• Exercise
Copy out exactly the lines from the one holding "Write a component" through the one holding "Chart.register(...registerables);", ends included; omit images.

• Stored rows
- - - -
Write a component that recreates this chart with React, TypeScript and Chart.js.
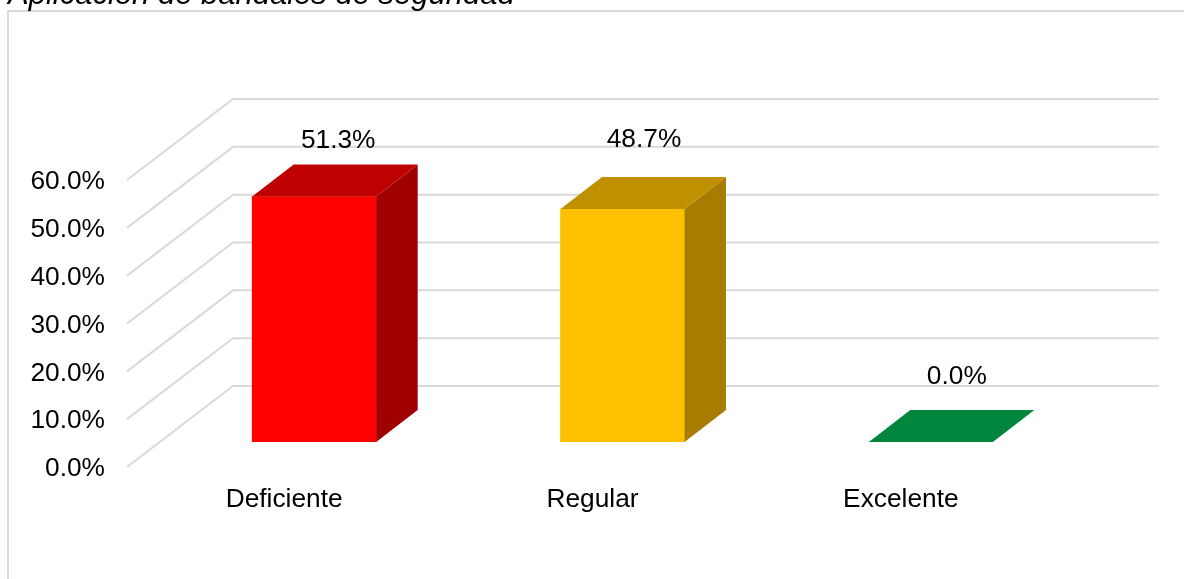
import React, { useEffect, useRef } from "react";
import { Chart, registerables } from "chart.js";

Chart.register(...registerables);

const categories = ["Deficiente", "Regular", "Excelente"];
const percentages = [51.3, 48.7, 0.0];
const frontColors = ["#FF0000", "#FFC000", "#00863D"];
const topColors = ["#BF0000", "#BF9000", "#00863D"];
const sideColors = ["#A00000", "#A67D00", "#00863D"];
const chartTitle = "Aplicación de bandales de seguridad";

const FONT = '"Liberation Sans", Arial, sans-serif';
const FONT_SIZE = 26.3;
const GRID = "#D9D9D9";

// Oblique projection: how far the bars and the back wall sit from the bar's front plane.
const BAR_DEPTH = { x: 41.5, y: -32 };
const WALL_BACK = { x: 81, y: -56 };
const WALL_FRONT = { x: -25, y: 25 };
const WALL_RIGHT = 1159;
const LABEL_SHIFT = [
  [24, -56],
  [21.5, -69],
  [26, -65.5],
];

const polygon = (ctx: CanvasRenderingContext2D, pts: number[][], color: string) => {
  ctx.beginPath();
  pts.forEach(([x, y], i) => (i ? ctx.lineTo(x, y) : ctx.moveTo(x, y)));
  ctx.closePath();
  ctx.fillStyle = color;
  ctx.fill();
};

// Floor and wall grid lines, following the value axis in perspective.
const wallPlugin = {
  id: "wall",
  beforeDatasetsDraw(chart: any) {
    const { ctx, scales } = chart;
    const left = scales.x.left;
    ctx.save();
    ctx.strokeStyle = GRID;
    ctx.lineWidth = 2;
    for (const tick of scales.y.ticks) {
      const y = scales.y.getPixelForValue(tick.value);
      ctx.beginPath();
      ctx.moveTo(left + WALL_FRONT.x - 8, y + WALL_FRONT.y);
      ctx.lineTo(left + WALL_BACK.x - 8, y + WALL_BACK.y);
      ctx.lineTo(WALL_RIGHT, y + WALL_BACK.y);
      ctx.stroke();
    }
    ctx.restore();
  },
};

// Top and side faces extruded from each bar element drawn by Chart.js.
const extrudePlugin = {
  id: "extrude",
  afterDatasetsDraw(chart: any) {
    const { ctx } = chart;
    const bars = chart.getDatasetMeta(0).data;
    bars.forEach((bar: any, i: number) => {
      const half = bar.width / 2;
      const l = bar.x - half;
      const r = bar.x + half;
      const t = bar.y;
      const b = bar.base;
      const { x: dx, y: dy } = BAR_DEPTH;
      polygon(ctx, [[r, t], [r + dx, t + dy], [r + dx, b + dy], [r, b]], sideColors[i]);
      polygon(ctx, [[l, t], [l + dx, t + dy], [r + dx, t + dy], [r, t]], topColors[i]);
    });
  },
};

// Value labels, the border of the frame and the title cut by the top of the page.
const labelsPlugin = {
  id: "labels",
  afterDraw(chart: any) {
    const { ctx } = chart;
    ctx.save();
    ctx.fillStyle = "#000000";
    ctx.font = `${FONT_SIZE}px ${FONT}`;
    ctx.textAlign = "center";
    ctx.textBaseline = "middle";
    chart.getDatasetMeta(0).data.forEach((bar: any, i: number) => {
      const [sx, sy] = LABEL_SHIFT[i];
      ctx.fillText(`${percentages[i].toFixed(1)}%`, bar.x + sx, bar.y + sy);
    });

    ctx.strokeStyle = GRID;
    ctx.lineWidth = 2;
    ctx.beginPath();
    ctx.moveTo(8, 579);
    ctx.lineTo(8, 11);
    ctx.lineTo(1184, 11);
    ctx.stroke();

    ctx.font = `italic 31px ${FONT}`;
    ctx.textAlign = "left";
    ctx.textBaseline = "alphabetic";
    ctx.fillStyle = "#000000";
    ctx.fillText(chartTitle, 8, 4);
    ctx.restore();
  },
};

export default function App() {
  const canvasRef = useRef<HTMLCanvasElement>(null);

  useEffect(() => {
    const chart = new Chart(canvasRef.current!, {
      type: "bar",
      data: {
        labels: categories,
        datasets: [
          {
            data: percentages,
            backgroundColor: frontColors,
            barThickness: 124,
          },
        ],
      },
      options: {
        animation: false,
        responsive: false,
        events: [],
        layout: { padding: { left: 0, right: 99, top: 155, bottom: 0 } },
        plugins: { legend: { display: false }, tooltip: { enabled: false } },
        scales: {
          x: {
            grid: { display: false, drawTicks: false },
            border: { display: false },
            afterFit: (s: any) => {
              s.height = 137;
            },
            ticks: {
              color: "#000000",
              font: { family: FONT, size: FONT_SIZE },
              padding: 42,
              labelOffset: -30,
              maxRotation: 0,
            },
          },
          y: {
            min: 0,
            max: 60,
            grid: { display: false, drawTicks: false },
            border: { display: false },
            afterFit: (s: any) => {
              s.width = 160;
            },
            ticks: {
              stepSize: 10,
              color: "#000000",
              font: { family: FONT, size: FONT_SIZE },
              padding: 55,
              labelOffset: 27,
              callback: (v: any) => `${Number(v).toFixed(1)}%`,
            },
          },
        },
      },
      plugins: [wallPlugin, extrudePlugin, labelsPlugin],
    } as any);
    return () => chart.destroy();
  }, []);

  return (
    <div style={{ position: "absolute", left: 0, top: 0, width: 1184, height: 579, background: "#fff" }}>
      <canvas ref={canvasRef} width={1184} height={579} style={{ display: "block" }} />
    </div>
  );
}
- - - -
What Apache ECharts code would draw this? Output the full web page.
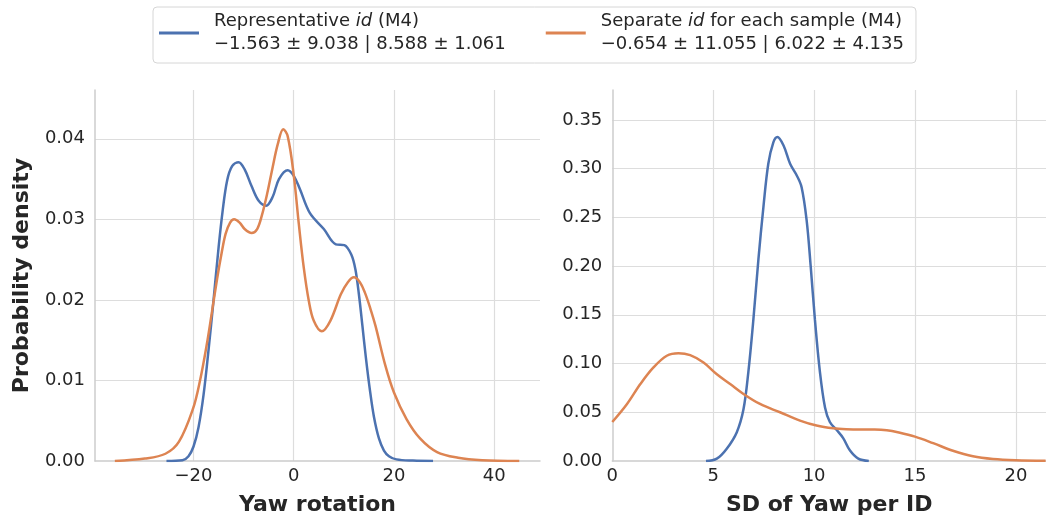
- - - -
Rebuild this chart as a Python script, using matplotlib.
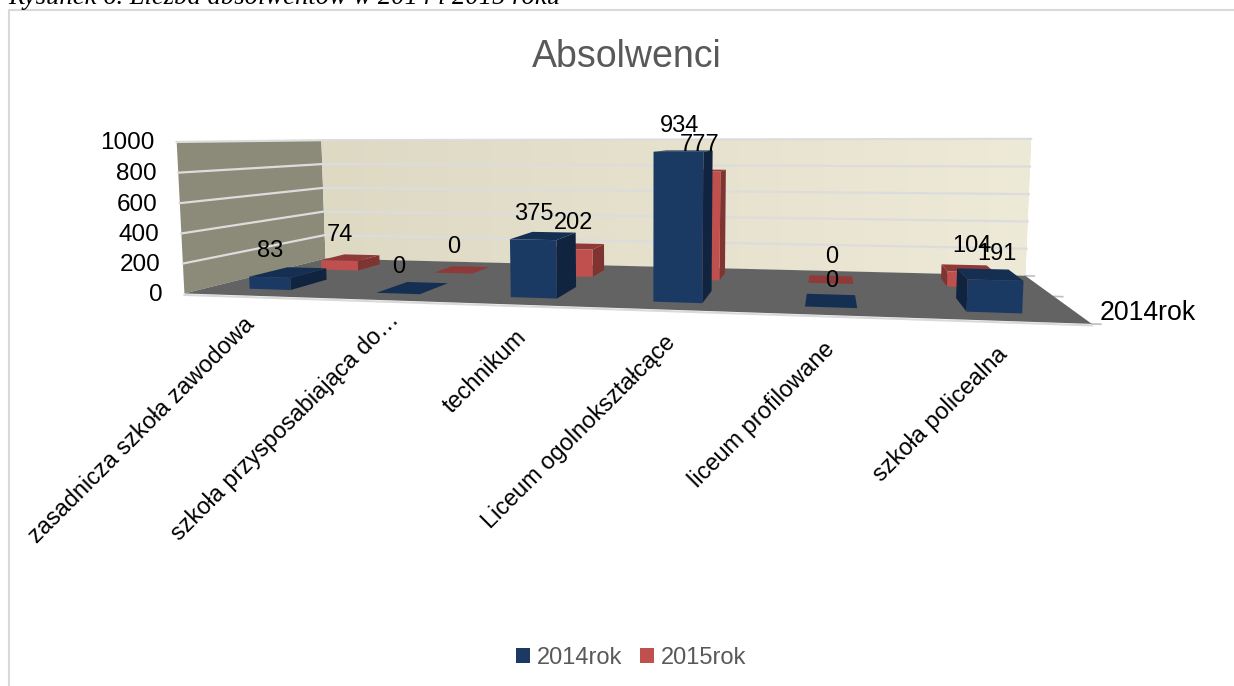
- - - -
• Response for this exercise
Write a component that recreates this chart with React, TypeScript and Chart.js.
import React, { useEffect, useRef } from "react";
import { Chart, registerables } from "chart.js";

Chart.register(...registerables);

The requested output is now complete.